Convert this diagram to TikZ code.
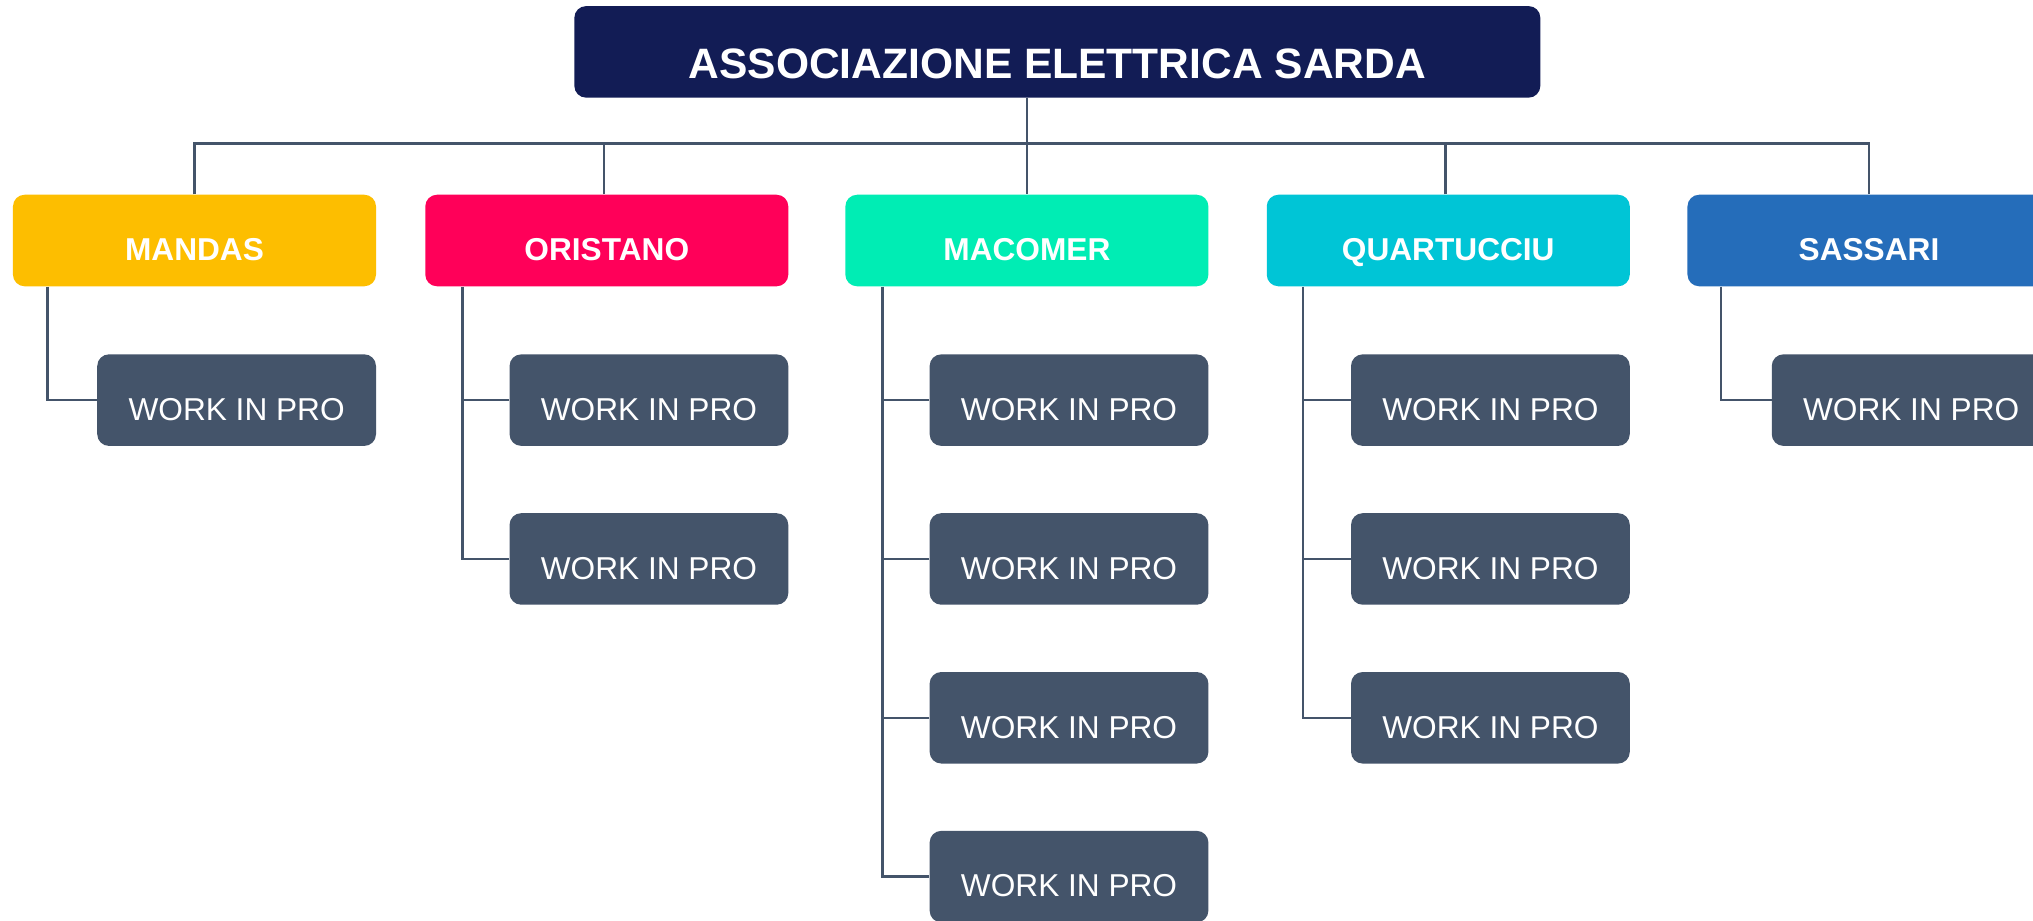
\documentclass[tikz,border=0pt]{standalone}
\usepackage{fontspec}
\setmainfont{Liberation Sans}
\definecolor{navy}{HTML}{121C55}
\definecolor{slate}{HTML}{44546A}
\definecolor{cMandas}{HTML}{FDBE00}
\definecolor{cOristano}{HTML}{FF0059}
\definecolor{cMacomer}{HTML}{00EDB4}
\definecolor{cQuart}{HTML}{00C5D6}
\definecolor{cSassari}{HTML}{256DBA}
\begin{document}
\begin{tikzpicture}[x=1pt,y=-1pt,
  box/.style={rectangle, rounded corners=9pt, inner sep=0pt, text=white, minimum height=70.6pt},
  topbox/.style={box, fill=navy, minimum width=745pt, font=\fontsize{32.8}{36}\selectfont\bfseries, text height=40.5pt, text depth=0pt},
  lvl/.style={box, minimum width=280pt, font=\fontsize{24.4}{28}\selectfont\bfseries, text height=30.5pt, text depth=0pt},
  leaf/.style={box, fill=slate, minimum width=215pt, font=\fontsize{24.4}{28}\selectfont, text height=31.4pt, text depth=0pt},
  conn/.style={draw=slate, line width=1.9pt}]
\path[use as bounding box, clip] (0,0) rectangle (1568,709.6);
\fill[white] (0,0) rectangle (1568,709.6);

% title
\node[topbox] (title) at (815.5,40) {ASSOCIAZIONE ELETTRICA SARDA};

% level 1
\node[lvl, fill=cMandas]   (mandas)   at (150,185.5)  {MANDAS};
\node[lvl, fill=cOristano] (oristano) at (468,185.5)  {ORISTANO};
\node[lvl, fill=cMacomer]  (macomer)  at (792,185.5)  {MACOMER};
\node[lvl, fill=cQuart]    (quart)    at (1117,185.5) {QUARTUCCIU};
\node[lvl, fill=cSassari]  (sassari)  at (1441.5,185.5) {SASSARI};

% level 2
\node[leaf] (ma1) at (182.5,308.6) {WORK IN PRO};
\node[leaf] (or1) at (500.5,308.6) {WORK IN PRO};
\node[leaf] (or2) at (500.5,431.1) {WORK IN PRO};
\node[leaf] (mc1) at (824.5,308.6) {WORK IN PRO};
\node[leaf] (mc2) at (824.5,431.1) {WORK IN PRO};
\node[leaf] (mc3) at (824.5,553.6) {WORK IN PRO};
\node[leaf] (mc4) at (824.5,676.1) {WORK IN PRO};
\node[leaf] (qu1) at (1149.5,308.6) {WORK IN PRO};
\node[leaf] (qu2) at (1149.5,431.1) {WORK IN PRO};
\node[leaf] (qu3) at (1149.5,553.6) {WORK IN PRO};
\node[leaf] (sa1) at (1474,308.6) {WORK IN PRO};

% bus
\coordinate (bus) at (0,110.5);
\draw[conn] (mandas.north) -- (mandas.north |- bus) -- (sassari.north |- bus) -- (sassari.north);
\draw[conn] ([xshift=-2pt]oristano.north) -- ([xshift=-2pt]oristano.north |- bus);
\draw[conn] ([xshift=-2pt]quart.north) -- ([xshift=-2pt]quart.north |- bus);
\draw[conn] (title.south -| macomer.north) -- (macomer.north);

% child trunks
\coordinate (maT) at ([xshift=27pt]mandas.south west);
\coordinate (orT) at ([xshift=29pt]oristano.south west);
\coordinate (mcT) at ([xshift=29pt]macomer.south west);
\coordinate (quT) at ([xshift=28pt]quart.south west);
\coordinate (saT) at ([xshift=26pt]sassari.south west);

\draw[conn] (maT) |- (ma1.west);
\draw[conn] (orT) |- (or2.west);
\draw[conn] (or1.west) -- (or1.west -| orT);
\draw[conn] (mcT) |- (mc4.west);
\foreach \c in {mc1,mc2,mc3} \draw[conn] (\c.west) -- (\c.west -| mcT);
\draw[conn] (quT) |- (qu3.west);
\foreach \c in {qu1,qu2} \draw[conn] (\c.west) -- (\c.west -| quT);
\draw[conn] (saT) |- (sa1.west);
\end{tikzpicture}
\end{document}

§ Given instruction:
Give the material again exactly as it is, but keep the pictures out.

§ Full response:
Convert this diagram to TikZ code.
\documentclass[tikz,border=0pt]{standalone}
\usepackage{fontspec}
\setmainfont{Liberation Sans}
\definecolor{navy}{HTML}{121C55}
\definecolor{slate}{HTML}{44546A}
\definecolor{cMandas}{HTML}{FDBE00}
\definecolor{cOristano}{HTML}{FF0059}
\definecolor{cMacomer}{HTML}{00EDB4}
\definecolor{cQuart}{HTML}{00C5D6}
\definecolor{cSassari}{HTML}{256DBA}
\begin{document}
\begin{tikzpicture}[x=1pt,y=-1pt,
  box/.style={rectangle, rounded corners=9pt, inner sep=0pt, text=white, minimum height=70.6pt},
  topbox/.style={box, fill=navy, minimum width=745pt, font=\fontsize{32.8}{36}\selectfont\bfseries, text height=40.5pt, text depth=0pt},
  lvl/.style={box, minimum width=280pt, font=\fontsize{24.4}{28}\selectfont\bfseries, text height=30.5pt, text depth=0pt},
  leaf/.style={box, fill=slate, minimum width=215pt, font=\fontsize{24.4}{28}\selectfont, text height=31.4pt, text depth=0pt},
  conn/.style={draw=slate, line width=1.9pt}]
\path[use as bounding box, clip] (0,0) rectangle (1568,709.6);
\fill[white] (0,0) rectangle (1568,709.6);

% title
\node[topbox] (title) at (815.5,40) {ASSOCIAZIONE ELETTRICA SARDA};

% level 1
\node[lvl, fill=cMandas]   (mandas)   at (150,185.5)  {MANDAS};
\node[lvl, fill=cOristano] (oristano) at (468,185.5)  {ORISTANO};
\node[lvl, fill=cMacomer]  (macomer)  at (792,185.5)  {MACOMER};
\node[lvl, fill=cQuart]    (quart)    at (1117,185.5) {QUARTUCCIU};
\node[lvl, fill=cSassari]  (sassari)  at (1441.5,185.5) {SASSARI};

% level 2
\node[leaf] (ma1) at (182.5,308.6) {WORK IN PRO};
\node[leaf] (or1) at (500.5,308.6) {WORK IN PRO};
\node[leaf] (or2) at (500.5,431.1) {WORK IN PRO};
\node[leaf] (mc1) at (824.5,308.6) {WORK IN PRO};
\node[leaf] (mc2) at (824.5,431.1) {WORK IN PRO};
\node[leaf] (mc3) at (824.5,553.6) {WORK IN PRO};
\node[leaf] (mc4) at (824.5,676.1) {WORK IN PRO};
\node[leaf] (qu1) at (1149.5,308.6) {WORK IN PRO};
\node[leaf] (qu2) at (1149.5,431.1) {WORK IN PRO};
\node[leaf] (qu3) at (1149.5,553.6) {WORK IN PRO};
\node[leaf] (sa1) at (1474,308.6) {WORK IN PRO};

% bus
\coordinate (bus) at (0,110.5);
\draw[conn] (mandas.north) -- (mandas.north |- bus) -- (sassari.north |- bus) -- (sassari.north);
\draw[conn] ([xshift=-2pt]oristano.north) -- ([xshift=-2pt]oristano.north |- bus);
\draw[conn] ([xshift=-2pt]quart.north) -- ([xshift=-2pt]quart.north |- bus);
\draw[conn] (title.south -| macomer.north) -- (macomer.north);

% child trunks
\coordinate (maT) at ([xshift=27pt]mandas.south west);
\coordinate (orT) at ([xshift=29pt]oristano.south west);
\coordinate (mcT) at ([xshift=29pt]macomer.south west);
\coordinate (quT) at ([xshift=28pt]quart.south west);
\coordinate (saT) at ([xshift=26pt]sassari.south west);

\draw[conn] (maT) |- (ma1.west);
\draw[conn] (orT) |- (or2.west);
\draw[conn] (or1.west) -- (or1.west -| orT);
\draw[conn] (mcT) |- (mc4.west);
\foreach \c in {mc1,mc2,mc3} \draw[conn] (\c.west) -- (\c.west -| mcT);
\draw[conn] (quT) |- (qu3.west);
\foreach \c in {qu1,qu2} \draw[conn] (\c.west) -- (\c.west -| quT);
\draw[conn] (saT) |- (sa1.west);
\end{tikzpicture}
\end{document}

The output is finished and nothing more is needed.